── Data excerpts ──

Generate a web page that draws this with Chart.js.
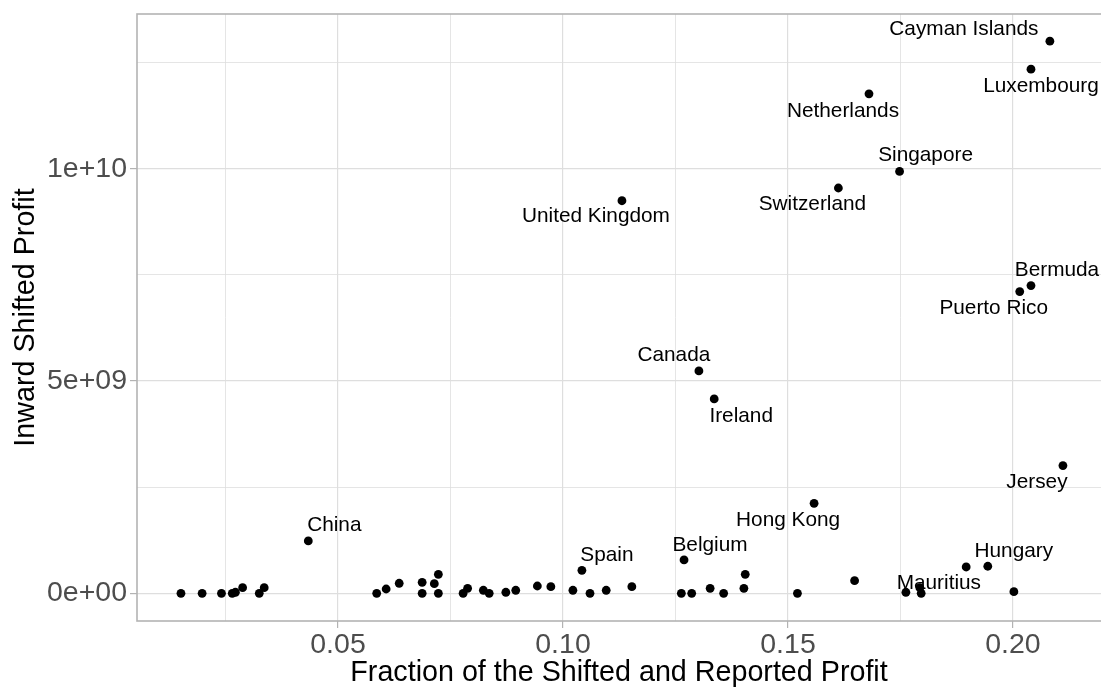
<!DOCTYPE html>
<html>
<head>
<meta charset="utf-8">
<script src="https://cdn.jsdelivr.net/npm/chart.js@4.4.1/dist/chart.umd.min.js"></script>
<style>
  html, body { margin: 0; padding: 0; background: #fff; }
  canvas { display: block; }
</style>
</head>
<body>
<canvas id="chart" width="1101" height="688"></canvas>
<script>
// country names ('' = not labelled), x = fraction of shifted+reported profit, y = inward shifted profit
const countries = [
  '', '', '', '', '', '', '', '', 'China', '',
  '', '', '', '', '', '', '', '', '', '',
  '', '', '', '', '', '', 'Spain', '', '', 'United Kingdom',
  '', '', 'Belgium', '', 'Canada', '', 'Ireland', '', '', '',
  '', 'Hong Kong', 'Switzerland', '', 'Netherlands', 'Singapore', '', 'Mauritius', '', '',
  'Hungary', '', 'Puerto Rico', 'Luxembourg', 'Bermuda', 'Cayman Islands', 'Jersey'
];
const shiftFraction = [
  0.0151, 0.0198, 0.0241, 0.0265, 0.0272, 0.0288, 0.0325, 0.0336, 0.0434, 0.0586,
  0.0607, 0.0636, 0.0687, 0.0687, 0.0714, 0.0723, 0.0723, 0.0778, 0.0788, 0.0823,
  0.0836, 0.0873, 0.0895, 0.0943, 0.0973, 0.1022, 0.1042, 0.1060, 0.1096, 0.1131,
  0.1153, 0.1263, 0.1269, 0.1286, 0.1302, 0.1327, 0.1336, 0.1357, 0.1402, 0.1405,
  0.1521, 0.1558, 0.1612, 0.1648, 0.1680, 0.1748, 0.1762, 0.1793, 0.1796, 0.1896,
  0.1944, 0.2002, 0.2015, 0.2040, 0.2040, 0.2082, 0.2111
];
const inwardProfit = [
  0, 0, 0, 0, 2.4e7, 1.32e8, 0, 1.32e8, 1.233e9, 0,
  1.01e8, 2.36e8, 2.59e8, 0, 2.26e8, 4.48e8, 0, 0, 1.18e8, 7.1e7,
  0, 2.4e7, 7.1e7, 1.72e8, 1.56e8, 7.1e7, 5.42e8, 0, 7.1e7, 9.25e9,
  1.56e8, 0, 7.85e8, 0, 5.24e9, 1.18e8, 4.58e9, 0, 1.18e8, 4.48e8,
  0, 2.12e9, 9.55e9, 2.97e8, 1.177e10, 9.94e9, 2.4e7, 1.32e8, 0, 6.2e8,
  6.37e8, 3.8e7, 7.11e9, 1.235e10, 7.25e9, 1.301e10, 3.01e9
];

const xMajorTicks = [0.05, 0.10, 0.15, 0.20];
const xMinorTicks = [0.025, 0.075, 0.125, 0.175];
const yMajorTicks = [0, 5e9, 1e10];
const yMajorLabels = ['0e+00', '5e+09', '1e+10'];
const yMinorTicks = [2.5e9, 7.5e9, 1.25e10];

// where each text label sits relative to its point (px)
const labelOffsets = {
  'Cayman Islands': [-86, -12],
  'Luxembourg': [10, 17],
  'Netherlands': [-26, 17],
  'Singapore': [26, -16],
  'Switzerland': [-26, 16],
  'United Kingdom': [-26, 16],
  'Bermuda': [26, -15],
  'Puerto Rico': [-26, 17],
  'Canada': [-25, -16],
  'Ireland': [27, 17],
  'Jersey': [-26, 17],
  'Hong Kong': [-26, 17],
  'China': [26, -16],
  'Spain': [25, -15],
  'Belgium': [26, -15],
  'Hungary': [26, -15],
  'Mauritius': [19, -4]
};

const FONT = '"Liberation Sans", Arial, Helvetica, sans-serif';
Chart.defaults.font.family = FONT;

const points = shiftFraction.map((x, i) => ({ x: x, y: inwardProfit[i] }));

const isMajor = (list, v) => list.some(t => Math.abs(t - v) < 1e-9 * Math.max(1, Math.abs(t)));

const panelBorder = {
  id: 'panelBorder',
  beforeDatasetsDraw(chart) {
    const a = chart.chartArea;
    const ctx = chart.ctx;
    ctx.save();
    ctx.strokeStyle = '#b3b3b3';
    ctx.lineWidth = 1.6;
    ctx.strokeRect(a.left, a.top, a.right - a.left + 10, a.bottom - a.top);
    ctx.restore();
  }
};

const pointLabels = {
  id: 'pointLabels',
  afterDatasetsDraw(chart) {
    const ctx = chart.ctx;
    const meta = chart.getDatasetMeta(0);
    ctx.save();
    ctx.font = '20.8px ' + FONT;
    ctx.fillStyle = '#000';
    ctx.textAlign = 'center';
    ctx.textBaseline = 'middle';
    countries.forEach((name, i) => {
      if (!name) return;
      const el = meta.data[i];
      const off = labelOffsets[name] || [0, -16];
      ctx.fillText(name, el.x + off[0], el.y + off[1]);
    });
    ctx.restore();
  }
};

new Chart(document.getElementById('chart'), {
  type: 'scatter',
  data: {
    datasets: [{
      data: points,
      backgroundColor: '#000',
      borderWidth: 0,
      pointRadius: 4.4,
      pointHoverRadius: 4.4
    }]
  },
  options: {
    responsive: false,
    animation: false,
    events: [],
    layout: { padding: { top: 14, right: 0, bottom: 0, left: 0 }, autoPadding: false },
    plugins: { legend: { display: false }, tooltip: { enabled: false } },
    scales: {
      x: {
        type: 'linear',
        min: 0.00533,
        max: 0.21956,
        afterBuildTicks(scale) {
          scale.ticks = xMinorTicks.concat(xMajorTicks).sort((a, b) => a - b).map(v => ({ value: v }));
        },
        afterFit(scale) {
          scale.height = 67;
          scale.paddingLeft = 0;
          scale.paddingRight = 0;
        },
        border: { display: false },
        grid: {
          color: '#dedede',
          lineWidth: ctx => isMajor(xMajorTicks, ctx.tick.value) ? 1.2 : 0.8,
          tickLength: 7,
          tickWidth: 1.2,
          tickColor: ctx => isMajor(xMajorTicks, ctx.tick.value) ? '#b3b3b3' : 'rgba(0,0,0,0)'
        },
        ticks: {
          autoSkip: false,
          maxRotation: 0,
          padding: 0,
          color: '#4d4d4d',
          font: { size: 28.5 },
          callback: v => isMajor(xMajorTicks, v) ? v.toFixed(2) : ''
        },
        title: {
          display: true,
          text: 'Fraction of the Shifted and Reported Profit',
          color: '#000',
          font: { size: 28.7, lineHeight: 1 },
          padding: { top: 0, bottom: 1 }
        }
      },
      y: {
        type: 'linear',
        min: -6.53e8,
        max: 1.365e10,
        afterBuildTicks(scale) {
          scale.ticks = yMinorTicks.concat(yMajorTicks).sort((a, b) => a - b).map(v => ({ value: v }));
        },
        afterFit(scale) {
          scale.width = 137;
          scale.paddingTop = 0;
          scale.paddingBottom = 0;
        },
        border: { display: false },
        grid: {
          color: '#dedede',
          lineWidth: ctx => isMajor(yMajorTicks, ctx.tick.value) ? 1.2 : 0.8,
          tickLength: 7,
          tickWidth: 1.2,
          tickColor: ctx => isMajor(yMajorTicks, ctx.tick.value) ? '#b3b3b3' : 'rgba(0,0,0,0)'
        },
        ticks: {
          autoSkip: false,
          padding: 3,
          color: '#4d4d4d',
          font: { size: 28.5 },
          callback: v => {
            const i = yMajorTicks.findIndex(t => isMajor([t], v));
            return i >= 0 ? yMajorLabels[i] : '';
          }
        },
        title: {
          display: true,
          text: 'Inward Shifted Profit',
          color: '#000',
          font: { size: 28.7, lineHeight: 1.2 },
          padding: { top: 9, bottom: 0 }
        }
      }
    }
  },
  plugins: [panelBorder, pointLabels]
});
</script>
</body>
</html>
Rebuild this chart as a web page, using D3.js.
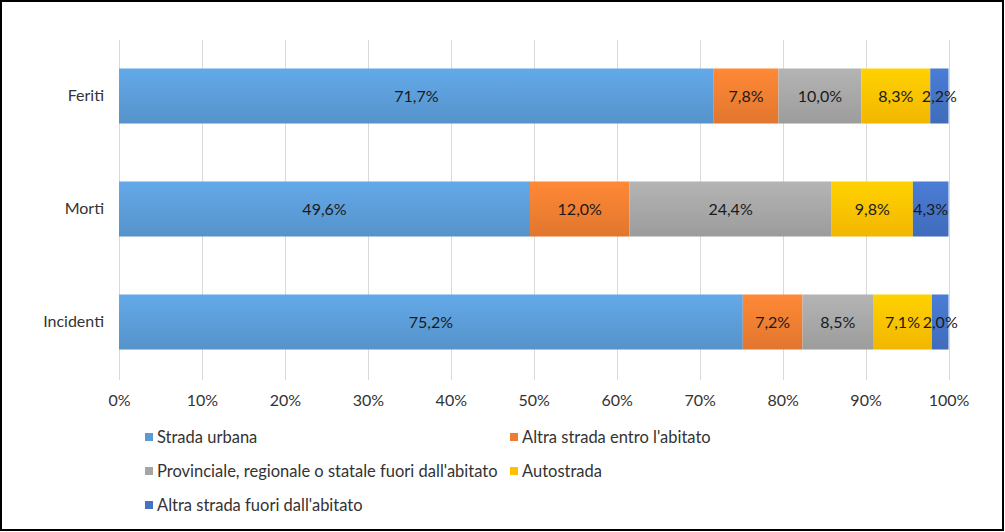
<!DOCTYPE html>
<html><head><meta charset="utf-8">
<script src="https://cdn.jsdelivr.net/npm/d3@7"></script>
<style>body{margin:0;background:#fff}svg{display:block}text{font-family:Lato,"Open Sans",sans-serif}</style>
</head><body><svg id="c" width="1005" height="532"></svg>
<script>
const categories = ["Feriti","Morti","Incidenti"];
const seriesNames = ["Strada urbana","Altra strada entro l'abitato","Provinciale, regionale o statale fuori dall'abitato","Autostrada","Altra strada fuori dall'abitato"];
const stradaUrbana = [71.7,49.6,75.2];
const altraEntro = [7.8,12.0,7.2];
const provinciale = [10.0,24.4,8.5];
const autostrada = [8.3,9.8,7.1];
const altraFuori = [2.2,4.3,2.0];
const tickValues = [0,0.1,0.2,0.3,0.4,0.5,0.6,0.7,0.8,0.9,1.0];
const colors = ["#5B9BD5","#ED7D31","#A5A5A5","#FFC000","#4472C4"];
const seriesVals = [stradaUrbana,altraEntro,provinciale,autostrada,altraFuori];

const rows = categories.map((c,i)=>{const o={cat:c};seriesNames.forEach((s,j)=>o[s]=seriesVals[j][i]);return o;});
const stack = d3.stack().keys(seriesNames).offset(d3.stackOffsetExpand)(rows);

const svg = d3.select("#c");
const defs = svg.append("defs");
colors.forEach((c,i)=>{
  const g = defs.append("linearGradient").attr("id","g"+i).attr("x1",0).attr("x2",0).attr("y1",0).attr("y2",1);
  g.append("stop").attr("offset","0%").attr("stop-color",d3.color(c).brighter(0.25));
  g.append("stop").attr("offset","100%").attr("stop-color",d3.color(c).darker(0.15));
});

const x = d3.scaleLinear().domain([0,1]).range([119,948.5]);
const y = d3.scaleBand().domain(categories).range([39.5,378.5]).paddingInner(0.513).paddingOuter(0.2565);

svg.append("g").selectAll("line").data(tickValues).join("line")
  .attr("x1",d=>Math.round(x(d))+0.5).attr("x2",d=>Math.round(x(d))+0.5)
  .attr("y1",40).attr("y2",380).attr("stroke","#D9D9D9").attr("stroke-width",1);

const gs = svg.append("g").selectAll("g").data(stack).join("g").attr("fill",(d,i)=>`url(#g${i})`);
gs.selectAll("rect").data(d=>d).join("rect")
  .attr("x",d=>x(d[0])).attr("width",d=>x(d[1])-x(d[0]))
  .attr("y",d=>y(d.data.cat)).attr("height",y.bandwidth());

const fmt = v=>v.toFixed(1).replace(".",",")+"%";
stack.forEach((s,j)=>{
  svg.append("g").selectAll("text").data(s).join("text")
    .attr("x",d=>(x(d[0])+x(d[1]))/2).attr("y",d=>y(d.data.cat)+y.bandwidth()/2)
    .attr("dy","0.36em").attr("text-anchor","middle").attr("font-size",16).attr("fill","#1a1a1a")
    .text((d,i)=>fmt(seriesVals[j][i]));
});

const xa = svg.append("g").attr("transform","translate(0,395)")
  .call(d3.axisBottom(x).tickValues(tickValues).tickSize(0).tickPadding(0).tickFormat(d3.format(".0%")));
xa.select(".domain").remove();
xa.selectAll("text").attr("font-size",16).attr("fill","#333").attr("font-family","Lato,'Open Sans',sans-serif").attr("dy","0.71em");

const ya = svg.append("g").attr("transform","translate(104,0)")
  .call(d3.axisLeft(y).tickSize(0).tickPadding(0));
ya.select(".domain").remove();
ya.selectAll("text").attr("font-size",16).attr("fill","#333").attr("font-family","Lato,'Open Sans',sans-serif");

const legPos = [[145,437],[510,437],[145,471],[510,471],[145,505]];
const leg = svg.append("g").selectAll("g").data(seriesNames).join("g")
  .attr("transform",(d,i)=>`translate(${legPos[i][0]},${legPos[i][1]})`);
leg.append("rect").attr("x",0).attr("y",-4).attr("width",8).attr("height",8).attr("fill",(d,i)=>colors[i]);
leg.append("text").attr("x",12).attr("dy","0.36em").attr("font-size",16.5).attr("fill","#333").text(d=>d);

svg.append("rect").attr("x",1).attr("y",1).attr("width",1002).attr("height",529)
  .attr("fill","none").attr("stroke","#000").attr("stroke-width",2);
</script></body></html>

───

● **Prompt**:
List each line of the entries that holds the string "page".

● **Reply**:
Generate a web page that draws this with Chart.js.
Rebuild this chart as a web page, using D3.js.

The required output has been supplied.